## What to do
The listing below must be repeated word for word, with its images excluded.
######
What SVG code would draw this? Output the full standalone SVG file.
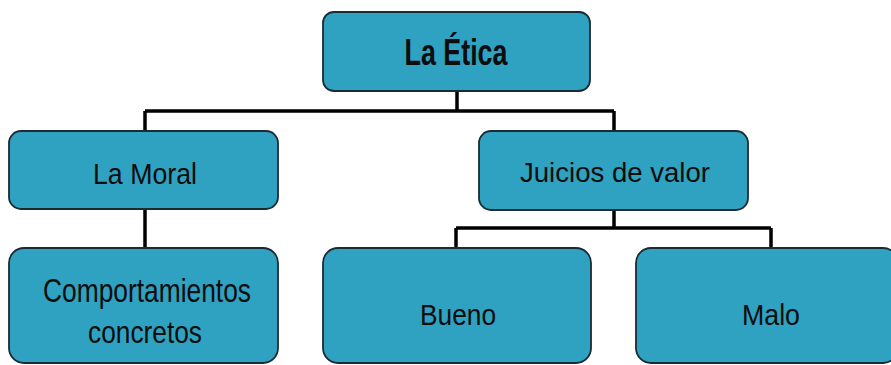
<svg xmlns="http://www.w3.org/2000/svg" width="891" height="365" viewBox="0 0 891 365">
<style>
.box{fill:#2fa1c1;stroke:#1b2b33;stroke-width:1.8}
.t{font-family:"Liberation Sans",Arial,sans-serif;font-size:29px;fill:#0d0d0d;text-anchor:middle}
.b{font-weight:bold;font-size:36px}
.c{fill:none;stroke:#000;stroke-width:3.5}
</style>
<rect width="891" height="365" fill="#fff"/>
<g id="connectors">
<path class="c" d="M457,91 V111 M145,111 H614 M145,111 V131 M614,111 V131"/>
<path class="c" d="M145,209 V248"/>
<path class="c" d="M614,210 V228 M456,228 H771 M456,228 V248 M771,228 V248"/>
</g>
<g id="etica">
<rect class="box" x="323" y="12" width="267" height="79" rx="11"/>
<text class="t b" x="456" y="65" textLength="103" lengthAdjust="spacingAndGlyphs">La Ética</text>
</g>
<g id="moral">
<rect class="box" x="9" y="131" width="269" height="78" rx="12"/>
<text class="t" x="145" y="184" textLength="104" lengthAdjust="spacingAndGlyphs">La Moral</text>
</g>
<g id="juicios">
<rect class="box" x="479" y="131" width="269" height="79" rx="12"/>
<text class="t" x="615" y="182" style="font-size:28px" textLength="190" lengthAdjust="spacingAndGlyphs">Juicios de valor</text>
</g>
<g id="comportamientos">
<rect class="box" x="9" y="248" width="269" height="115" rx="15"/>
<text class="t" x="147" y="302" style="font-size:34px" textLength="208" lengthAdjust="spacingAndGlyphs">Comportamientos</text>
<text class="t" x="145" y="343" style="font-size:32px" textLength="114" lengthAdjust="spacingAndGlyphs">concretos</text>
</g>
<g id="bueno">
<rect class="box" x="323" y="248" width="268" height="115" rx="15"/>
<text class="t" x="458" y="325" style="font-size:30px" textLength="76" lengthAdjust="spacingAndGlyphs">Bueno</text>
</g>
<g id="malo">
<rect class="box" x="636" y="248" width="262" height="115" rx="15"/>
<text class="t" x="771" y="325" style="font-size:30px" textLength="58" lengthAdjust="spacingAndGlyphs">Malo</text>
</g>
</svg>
######
## Answer to the task
What SVG code would draw this? Output the full standalone SVG file.
<svg xmlns="http://www.w3.org/2000/svg" width="891" height="365" viewBox="0 0 891 365">
<style>
.box{fill:#2fa1c1;stroke:#1b2b33;stroke-width:1.8}
.t{font-family:"Liberation Sans",Arial,sans-serif;font-size:29px;fill:#0d0d0d;text-anchor:middle}
.b{font-weight:bold;font-size:36px}
.c{fill:none;stroke:#000;stroke-width:3.5}
</style>
<rect width="891" height="365" fill="#fff"/>
<g id="connectors">
<path class="c" d="M457,91 V111 M145,111 H614 M145,111 V131 M614,111 V131"/>
<path class="c" d="M145,209 V248"/>
<path class="c" d="M614,210 V228 M456,228 H771 M456,228 V248 M771,228 V248"/>
</g>
<g id="etica">
<rect class="box" x="323" y="12" width="267" height="79" rx="11"/>
<text class="t b" x="456" y="65" textLength="103" lengthAdjust="spacingAndGlyphs">La Ética</text>
</g>
<g id="moral">
<rect class="box" x="9" y="131" width="269" height="78" rx="12"/>
<text class="t" x="145" y="184" textLength="104" lengthAdjust="spacingAndGlyphs">La Moral</text>
</g>
<g id="juicios">
<rect class="box" x="479" y="131" width="269" height="79" rx="12"/>
<text class="t" x="615" y="182" style="font-size:28px" textLength="190" lengthAdjust="spacingAndGlyphs">Juicios de valor</text>
</g>
<g id="comportamientos">
<rect class="box" x="9" y="248" width="269" height="115" rx="15"/>
<text class="t" x="147" y="302" style="font-size:34px" textLength="208" lengthAdjust="spacingAndGlyphs">Comportamientos</text>
<text class="t" x="145" y="343" style="font-size:32px" textLength="114" lengthAdjust="spacingAndGlyphs">concretos</text>
</g>
<g id="bueno">
<rect class="box" x="323" y="248" width="268" height="115" rx="15"/>
<text class="t" x="458" y="325" style="font-size:30px" textLength="76" lengthAdjust="spacingAndGlyphs">Bueno</text>
</g>
<g id="malo">
<rect class="box" x="636" y="248" width="262" height="115" rx="15"/>
<text class="t" x="771" y="325" style="font-size:30px" textLength="58" lengthAdjust="spacingAndGlyphs">Malo</text>
</g>
</svg>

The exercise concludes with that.